Records with drawing code
****************************************

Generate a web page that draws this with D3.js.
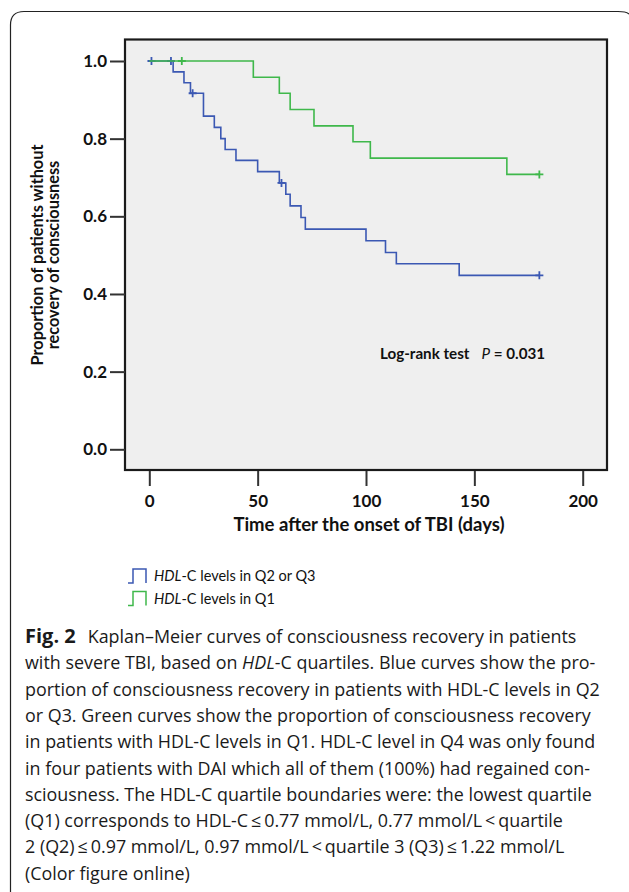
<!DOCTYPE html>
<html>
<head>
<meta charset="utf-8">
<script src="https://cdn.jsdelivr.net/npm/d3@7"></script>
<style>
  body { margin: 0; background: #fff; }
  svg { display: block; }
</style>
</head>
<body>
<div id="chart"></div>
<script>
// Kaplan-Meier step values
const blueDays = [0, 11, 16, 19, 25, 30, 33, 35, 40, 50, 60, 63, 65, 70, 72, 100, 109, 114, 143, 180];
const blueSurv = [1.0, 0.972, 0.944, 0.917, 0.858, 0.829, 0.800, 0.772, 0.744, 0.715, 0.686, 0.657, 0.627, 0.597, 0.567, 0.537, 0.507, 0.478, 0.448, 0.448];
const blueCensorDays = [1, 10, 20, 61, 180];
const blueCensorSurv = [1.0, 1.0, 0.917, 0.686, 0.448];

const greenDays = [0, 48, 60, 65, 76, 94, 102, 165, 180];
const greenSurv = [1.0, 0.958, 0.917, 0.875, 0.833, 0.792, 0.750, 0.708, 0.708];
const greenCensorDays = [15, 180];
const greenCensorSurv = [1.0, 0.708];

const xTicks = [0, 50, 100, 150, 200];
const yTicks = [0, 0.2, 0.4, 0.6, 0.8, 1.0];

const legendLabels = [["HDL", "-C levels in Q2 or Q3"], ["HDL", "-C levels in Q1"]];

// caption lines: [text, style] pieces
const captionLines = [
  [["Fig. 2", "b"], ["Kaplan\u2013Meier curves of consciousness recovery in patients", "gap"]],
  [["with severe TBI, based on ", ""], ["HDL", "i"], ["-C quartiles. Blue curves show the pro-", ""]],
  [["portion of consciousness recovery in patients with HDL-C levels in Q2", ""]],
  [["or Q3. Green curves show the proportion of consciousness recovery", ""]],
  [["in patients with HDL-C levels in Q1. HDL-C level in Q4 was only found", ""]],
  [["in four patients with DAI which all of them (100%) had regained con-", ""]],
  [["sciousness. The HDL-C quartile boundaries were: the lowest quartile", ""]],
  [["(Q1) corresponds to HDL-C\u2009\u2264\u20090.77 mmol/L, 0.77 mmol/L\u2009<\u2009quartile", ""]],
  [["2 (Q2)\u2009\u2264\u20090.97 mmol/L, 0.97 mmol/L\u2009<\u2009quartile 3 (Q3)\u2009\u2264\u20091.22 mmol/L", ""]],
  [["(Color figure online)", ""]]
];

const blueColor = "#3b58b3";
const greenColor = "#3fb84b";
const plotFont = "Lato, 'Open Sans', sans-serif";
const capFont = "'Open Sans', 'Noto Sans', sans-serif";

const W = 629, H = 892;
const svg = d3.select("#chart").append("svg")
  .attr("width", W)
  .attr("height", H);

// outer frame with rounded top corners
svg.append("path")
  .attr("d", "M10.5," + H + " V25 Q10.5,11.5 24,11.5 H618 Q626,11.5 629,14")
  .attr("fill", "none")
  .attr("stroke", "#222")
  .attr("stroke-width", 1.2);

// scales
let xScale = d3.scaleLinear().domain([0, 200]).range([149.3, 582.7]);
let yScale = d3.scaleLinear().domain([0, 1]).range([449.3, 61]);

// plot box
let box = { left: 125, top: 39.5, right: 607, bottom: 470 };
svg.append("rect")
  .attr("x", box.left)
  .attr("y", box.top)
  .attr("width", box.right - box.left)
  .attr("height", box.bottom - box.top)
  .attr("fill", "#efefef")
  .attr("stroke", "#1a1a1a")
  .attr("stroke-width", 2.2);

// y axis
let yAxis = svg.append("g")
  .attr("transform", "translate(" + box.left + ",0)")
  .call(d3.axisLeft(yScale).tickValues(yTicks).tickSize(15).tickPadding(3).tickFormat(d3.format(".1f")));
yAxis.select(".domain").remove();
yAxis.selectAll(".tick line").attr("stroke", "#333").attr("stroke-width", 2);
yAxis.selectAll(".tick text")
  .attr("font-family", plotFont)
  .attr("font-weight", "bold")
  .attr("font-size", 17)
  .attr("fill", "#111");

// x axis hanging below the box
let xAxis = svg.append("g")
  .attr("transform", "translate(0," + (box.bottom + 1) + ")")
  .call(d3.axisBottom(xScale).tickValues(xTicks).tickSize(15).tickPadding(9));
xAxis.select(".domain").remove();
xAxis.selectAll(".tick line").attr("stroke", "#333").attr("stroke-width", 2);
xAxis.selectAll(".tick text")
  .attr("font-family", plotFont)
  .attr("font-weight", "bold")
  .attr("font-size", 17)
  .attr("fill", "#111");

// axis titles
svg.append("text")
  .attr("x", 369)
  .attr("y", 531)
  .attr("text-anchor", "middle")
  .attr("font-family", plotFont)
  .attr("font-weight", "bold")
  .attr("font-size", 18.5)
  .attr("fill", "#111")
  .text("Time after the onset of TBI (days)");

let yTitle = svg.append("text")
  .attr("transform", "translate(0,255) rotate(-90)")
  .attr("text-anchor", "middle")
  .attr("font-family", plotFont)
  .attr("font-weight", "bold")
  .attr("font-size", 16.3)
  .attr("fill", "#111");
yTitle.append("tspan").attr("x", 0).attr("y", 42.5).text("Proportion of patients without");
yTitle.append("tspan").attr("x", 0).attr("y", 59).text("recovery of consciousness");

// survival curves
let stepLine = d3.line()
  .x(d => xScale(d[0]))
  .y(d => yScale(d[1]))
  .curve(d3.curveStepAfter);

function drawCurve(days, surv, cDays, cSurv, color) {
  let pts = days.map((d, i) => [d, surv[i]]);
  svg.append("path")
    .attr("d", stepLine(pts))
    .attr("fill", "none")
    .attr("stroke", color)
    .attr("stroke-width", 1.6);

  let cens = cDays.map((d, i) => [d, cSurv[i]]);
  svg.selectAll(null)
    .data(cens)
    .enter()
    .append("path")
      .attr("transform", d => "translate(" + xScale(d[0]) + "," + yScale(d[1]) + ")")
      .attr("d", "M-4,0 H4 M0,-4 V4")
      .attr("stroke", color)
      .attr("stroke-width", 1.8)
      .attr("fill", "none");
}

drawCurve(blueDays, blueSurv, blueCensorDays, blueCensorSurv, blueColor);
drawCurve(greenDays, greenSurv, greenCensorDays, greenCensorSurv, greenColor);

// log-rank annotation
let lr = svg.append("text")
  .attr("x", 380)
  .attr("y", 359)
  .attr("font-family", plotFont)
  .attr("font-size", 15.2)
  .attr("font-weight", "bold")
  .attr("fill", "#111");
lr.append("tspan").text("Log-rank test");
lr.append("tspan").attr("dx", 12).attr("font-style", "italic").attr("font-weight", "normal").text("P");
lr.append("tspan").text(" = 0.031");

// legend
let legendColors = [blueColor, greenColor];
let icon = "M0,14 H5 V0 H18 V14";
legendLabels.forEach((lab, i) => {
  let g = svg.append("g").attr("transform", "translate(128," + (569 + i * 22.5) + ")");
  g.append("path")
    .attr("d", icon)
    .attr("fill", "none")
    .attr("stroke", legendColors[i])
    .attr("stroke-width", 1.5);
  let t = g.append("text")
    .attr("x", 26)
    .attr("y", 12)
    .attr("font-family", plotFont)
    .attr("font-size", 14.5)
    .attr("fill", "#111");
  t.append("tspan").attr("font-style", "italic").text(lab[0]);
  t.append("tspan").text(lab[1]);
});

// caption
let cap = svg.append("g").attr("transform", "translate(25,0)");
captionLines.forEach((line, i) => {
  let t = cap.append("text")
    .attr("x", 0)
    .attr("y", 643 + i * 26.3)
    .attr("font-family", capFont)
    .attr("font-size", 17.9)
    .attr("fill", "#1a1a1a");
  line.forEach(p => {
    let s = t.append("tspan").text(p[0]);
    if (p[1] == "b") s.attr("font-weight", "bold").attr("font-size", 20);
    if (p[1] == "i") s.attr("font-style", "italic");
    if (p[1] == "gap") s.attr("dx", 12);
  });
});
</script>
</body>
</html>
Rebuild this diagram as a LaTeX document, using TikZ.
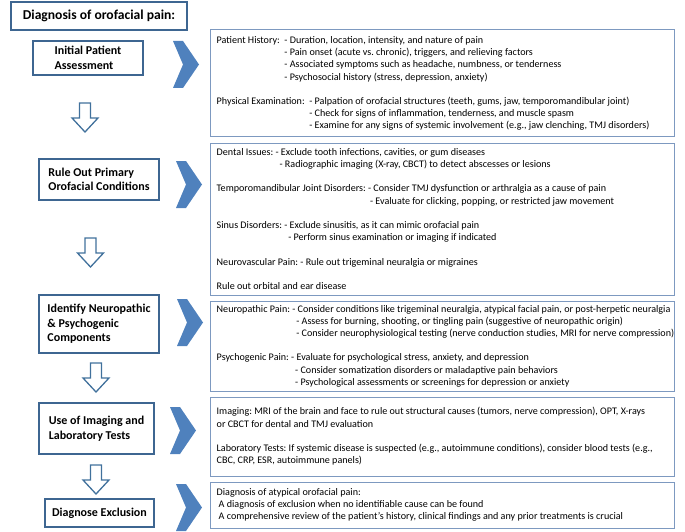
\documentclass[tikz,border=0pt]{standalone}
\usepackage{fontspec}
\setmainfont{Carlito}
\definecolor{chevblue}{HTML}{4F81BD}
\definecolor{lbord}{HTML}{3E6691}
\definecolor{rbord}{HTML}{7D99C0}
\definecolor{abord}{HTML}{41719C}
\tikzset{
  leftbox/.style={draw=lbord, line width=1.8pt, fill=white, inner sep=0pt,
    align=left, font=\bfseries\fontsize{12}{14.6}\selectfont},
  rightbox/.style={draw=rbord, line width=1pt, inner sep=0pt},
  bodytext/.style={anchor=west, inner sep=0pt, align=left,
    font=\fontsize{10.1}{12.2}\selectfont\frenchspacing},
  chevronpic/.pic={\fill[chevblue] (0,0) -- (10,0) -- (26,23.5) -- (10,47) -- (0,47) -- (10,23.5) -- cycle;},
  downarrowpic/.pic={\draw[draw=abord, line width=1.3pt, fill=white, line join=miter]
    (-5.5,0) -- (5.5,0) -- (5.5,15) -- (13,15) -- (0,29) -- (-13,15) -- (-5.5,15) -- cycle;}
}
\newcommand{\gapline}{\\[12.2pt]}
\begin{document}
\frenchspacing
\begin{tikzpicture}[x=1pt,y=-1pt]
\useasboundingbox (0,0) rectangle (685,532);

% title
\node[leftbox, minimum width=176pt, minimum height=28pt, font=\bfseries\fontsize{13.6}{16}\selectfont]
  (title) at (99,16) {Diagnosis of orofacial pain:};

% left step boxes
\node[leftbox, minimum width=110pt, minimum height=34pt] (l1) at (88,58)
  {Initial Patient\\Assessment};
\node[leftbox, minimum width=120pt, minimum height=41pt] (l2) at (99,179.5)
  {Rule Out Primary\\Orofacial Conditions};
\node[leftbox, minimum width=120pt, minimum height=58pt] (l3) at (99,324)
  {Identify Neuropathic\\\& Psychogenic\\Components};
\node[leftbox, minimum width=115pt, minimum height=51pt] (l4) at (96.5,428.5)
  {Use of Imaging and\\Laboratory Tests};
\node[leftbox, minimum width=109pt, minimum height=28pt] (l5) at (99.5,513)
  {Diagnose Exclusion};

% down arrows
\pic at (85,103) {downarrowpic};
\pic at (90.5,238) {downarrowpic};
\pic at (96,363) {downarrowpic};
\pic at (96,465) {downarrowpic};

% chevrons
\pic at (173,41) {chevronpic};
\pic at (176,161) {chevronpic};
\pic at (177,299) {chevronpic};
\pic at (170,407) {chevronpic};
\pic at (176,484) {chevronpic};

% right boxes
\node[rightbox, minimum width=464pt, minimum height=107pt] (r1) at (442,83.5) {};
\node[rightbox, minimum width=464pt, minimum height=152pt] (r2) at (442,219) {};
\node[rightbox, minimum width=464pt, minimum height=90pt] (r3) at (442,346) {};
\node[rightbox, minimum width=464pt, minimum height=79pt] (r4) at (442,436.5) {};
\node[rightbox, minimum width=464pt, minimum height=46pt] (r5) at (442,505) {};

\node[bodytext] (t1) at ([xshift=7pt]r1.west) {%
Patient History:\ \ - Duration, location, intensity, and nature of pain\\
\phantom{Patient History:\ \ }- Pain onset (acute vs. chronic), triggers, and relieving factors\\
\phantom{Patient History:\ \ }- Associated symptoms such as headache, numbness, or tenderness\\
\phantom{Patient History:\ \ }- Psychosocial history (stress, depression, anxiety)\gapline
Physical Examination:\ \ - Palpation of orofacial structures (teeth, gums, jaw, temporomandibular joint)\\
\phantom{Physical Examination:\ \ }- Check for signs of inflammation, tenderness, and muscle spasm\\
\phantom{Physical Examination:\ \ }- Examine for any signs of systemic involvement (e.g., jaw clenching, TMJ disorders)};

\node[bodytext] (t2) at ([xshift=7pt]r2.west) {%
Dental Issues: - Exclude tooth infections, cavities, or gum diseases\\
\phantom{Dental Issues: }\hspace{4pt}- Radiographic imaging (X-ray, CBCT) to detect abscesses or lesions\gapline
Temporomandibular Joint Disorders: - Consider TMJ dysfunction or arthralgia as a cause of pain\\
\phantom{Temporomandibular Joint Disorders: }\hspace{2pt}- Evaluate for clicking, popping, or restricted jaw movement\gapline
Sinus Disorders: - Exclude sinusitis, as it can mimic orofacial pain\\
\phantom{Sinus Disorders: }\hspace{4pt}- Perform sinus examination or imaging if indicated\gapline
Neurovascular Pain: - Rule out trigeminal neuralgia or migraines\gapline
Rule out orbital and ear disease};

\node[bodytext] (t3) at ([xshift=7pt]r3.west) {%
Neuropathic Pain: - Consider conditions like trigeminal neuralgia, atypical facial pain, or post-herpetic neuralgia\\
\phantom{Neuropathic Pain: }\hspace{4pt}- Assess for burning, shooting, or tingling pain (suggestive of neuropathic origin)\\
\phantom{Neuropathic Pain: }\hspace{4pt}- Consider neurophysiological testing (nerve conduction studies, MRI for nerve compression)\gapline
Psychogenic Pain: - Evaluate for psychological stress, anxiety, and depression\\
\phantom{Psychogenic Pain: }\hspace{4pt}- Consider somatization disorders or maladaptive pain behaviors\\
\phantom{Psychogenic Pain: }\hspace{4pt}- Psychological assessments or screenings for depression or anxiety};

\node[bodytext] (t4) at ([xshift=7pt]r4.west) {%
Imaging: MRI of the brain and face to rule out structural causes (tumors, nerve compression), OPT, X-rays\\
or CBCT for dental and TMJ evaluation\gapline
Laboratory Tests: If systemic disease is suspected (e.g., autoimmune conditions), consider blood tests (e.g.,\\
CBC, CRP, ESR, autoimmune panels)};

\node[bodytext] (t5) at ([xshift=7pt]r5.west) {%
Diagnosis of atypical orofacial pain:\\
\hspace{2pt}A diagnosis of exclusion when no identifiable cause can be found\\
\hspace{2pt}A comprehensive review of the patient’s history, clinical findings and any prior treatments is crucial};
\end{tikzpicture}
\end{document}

****************************************

#### What is being asked
Above are some records; quote exactly and only the lines that begin at the line containing "Rebuild this diagram" and stop after the line containing "(0,0) rectangle (685,532);", leaving out the pictures.

#### Exercise result
Rebuild this diagram as a LaTeX document, using TikZ.
\documentclass[tikz,border=0pt]{standalone}
\usepackage{fontspec}
\setmainfont{Carlito}
\definecolor{chevblue}{HTML}{4F81BD}
\definecolor{lbord}{HTML}{3E6691}
\definecolor{rbord}{HTML}{7D99C0}
\definecolor{abord}{HTML}{41719C}
\tikzset{
  leftbox/.style={draw=lbord, line width=1.8pt, fill=white, inner sep=0pt,
    align=left, font=\bfseries\fontsize{12}{14.6}\selectfont},
  rightbox/.style={draw=rbord, line width=1pt, inner sep=0pt},
  bodytext/.style={anchor=west, inner sep=0pt, align=left,
    font=\fontsize{10.1}{12.2}\selectfont\frenchspacing},
  chevronpic/.pic={\fill[chevblue] (0,0) -- (10,0) -- (26,23.5) -- (10,47) -- (0,47) -- (10,23.5) -- cycle;},
  downarrowpic/.pic={\draw[draw=abord, line width=1.3pt, fill=white, line join=miter]
    (-5.5,0) -- (5.5,0) -- (5.5,15) -- (13,15) -- (0,29) -- (-13,15) -- (-5.5,15) -- cycle;}
}
\newcommand{\gapline}{\\[12.2pt]}
\begin{document}
\frenchspacing
\begin{tikzpicture}[x=1pt,y=-1pt]
\useasboundingbox (0,0) rectangle (685,532);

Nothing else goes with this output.